Factors Impacting Analysis¶

It is important when developing modeling and analysis techniques to analyze how the analysis time and results are affected by changes in the model. This is especially true when trying to determine how applicable new techniques are to large scale systems. Models are provided by the application and system developers and are described in the form of bandwdith (bps) vs time that the application requires or the system provides. These profiles are a time series that maps a given time to a given bandwdith. Between two successive intervals, the bandwidth is held constant. Clearly, to represent changing bandwidth over time, the developer must use sufficiently short enough time intervals to allow step-wise approximation of the curve. However, as with any system, there is a tradeoff between precision of the model and the analysis time and results.

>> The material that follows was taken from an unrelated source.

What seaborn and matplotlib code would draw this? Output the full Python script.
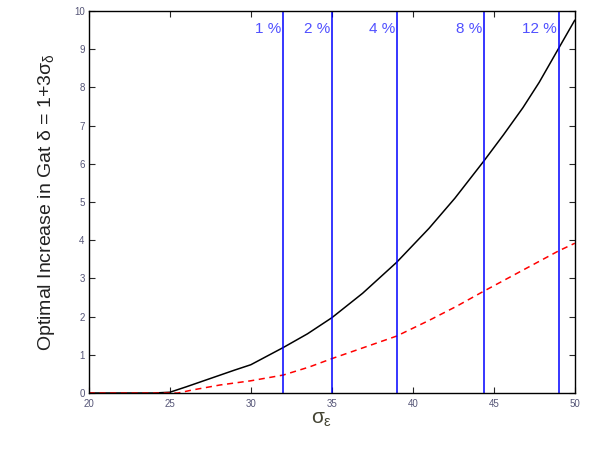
import numpy as np
import pandas as pd
import matplotlib
matplotlib.use("Agg")
import matplotlib.pyplot as plt
import seaborn as sns

# values
solid_x = [20, 22, 24, 25, 26, 27.5, 29, 30, 32, 33.5, 35, 36.9, 39, 41, 42.6,
           44.4, 45.6, 46.8, 47.8, 49, 50]
solid_y = [0, 0, 0, 0.02, 0.16, 0.38, 0.6, 0.74, 1.19, 1.55, 1.97, 2.61, 3.42,
           4.31, 5.1, 6.08, 6.76, 7.47, 8.13, 9.02, 9.76]

dashed_x = [20, 22, 24, 25, 25.5, 26.4, 28.1, 30, 32, 33.6, 35, 36.7, 39, 41,
            42.7, 44.4, 46.2, 47.6, 49, 50]
dashed_y = [0, 0, 0, 0, 0, 0.08, 0.21, 0.32, 0.47, 0.68, 0.9, 1.15, 1.49, 1.9,
            2.27, 2.67, 3.08, 3.4, 3.72, 3.92]

vline_x = [32, 35, 39, 44.4, 49]
vline_labels = ["1 %", "2 %", "4 %", "8 %", "12 %"]

solid = pd.DataFrame({"sigma": solid_x, "g": solid_y})
dashed = pd.DataFrame({"sigma": dashed_x, "g": dashed_y})

sns.set_style("ticks")
plt.rcParams["font.family"] = ["Liberation Sans", "DejaVu Sans"]
plt.rcParams["mathtext.fontset"] = "custom"
plt.rcParams["mathtext.rm"] = "Liberation Sans"
plt.rcParams["mathtext.it"] = "Liberation Sans"

fig = plt.figure(figsize=(6.0, 4.57), dpi=100)
ax = fig.add_axes([0.148, 0.140, 0.810, 0.836])

sns.lineplot(data=solid, x="sigma", y="g", color="black", linewidth=1.1, ax=ax)
sns.lineplot(data=dashed, x="sigma", y="g", color="red", linewidth=1.1, ax=ax)
ax.lines[-1].set_dashes([4, 3])

for xv, lab in zip(vline_x, vline_labels):
    ax.axvline(xv, color="blue", linewidth=1.1)
    ax.text(xv - 0.1, 9.53, lab, color="#5050ff", fontsize=11,
            ha="right", va="center")

ax.set_xlim(20, 50)
ax.set_ylim(0, 10)
ax.set_xticks(range(20, 51, 5))
ax.set_yticks(range(0, 11))
ax.tick_params(direction="in", top=True, right=True, length=4, width=0.8,
               labelsize=7, labelcolor="#555577")
ax.tick_params(axis="x", pad=4)
ax.tick_params(axis="y", pad=3)
for s in ax.spines.values():
    s.set_linewidth(1.0)
    s.set_color("black")

ax.set_xlabel(r"$\sigma_\varepsilon$", fontsize=15, color="#444433", labelpad=2)
ax.xaxis.set_label_coords(0.48, -0.045, transform=ax.transAxes)
ax.xaxis.label.set_va("top")
ax.set_ylabel(r"Optimal Increase in Gat $\delta$ = 1+3$\sigma_\delta$", fontsize=14,
              color="#222222", labelpad=12)

fig.savefig("out.png", dpi=100)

Because the fundamental mathematics are linear for our convolution, our convolution scales with $O(n)$ , where $n$ is the total number of intervals in all of the profiles analyzed. It is worth noting that this complexity is not the same as the $O(n^2)$ or $O(n*log(n))$ complexity that traditional convolution has. This decrease in complexity is due to our convolution only requiring a single operation (comparison operation for the minimum) for each value of $t$ . As such, each element in both of the profiles being convolved only needs to be operated on once.

Clearly, the overall system analysis complexity depends on the complexity of the system, so as the system scales and increases routing complexity, so too will the analysis complexity. However, for all systems there is an asymptotically increasing precision for a given increase in model precision and analysis time.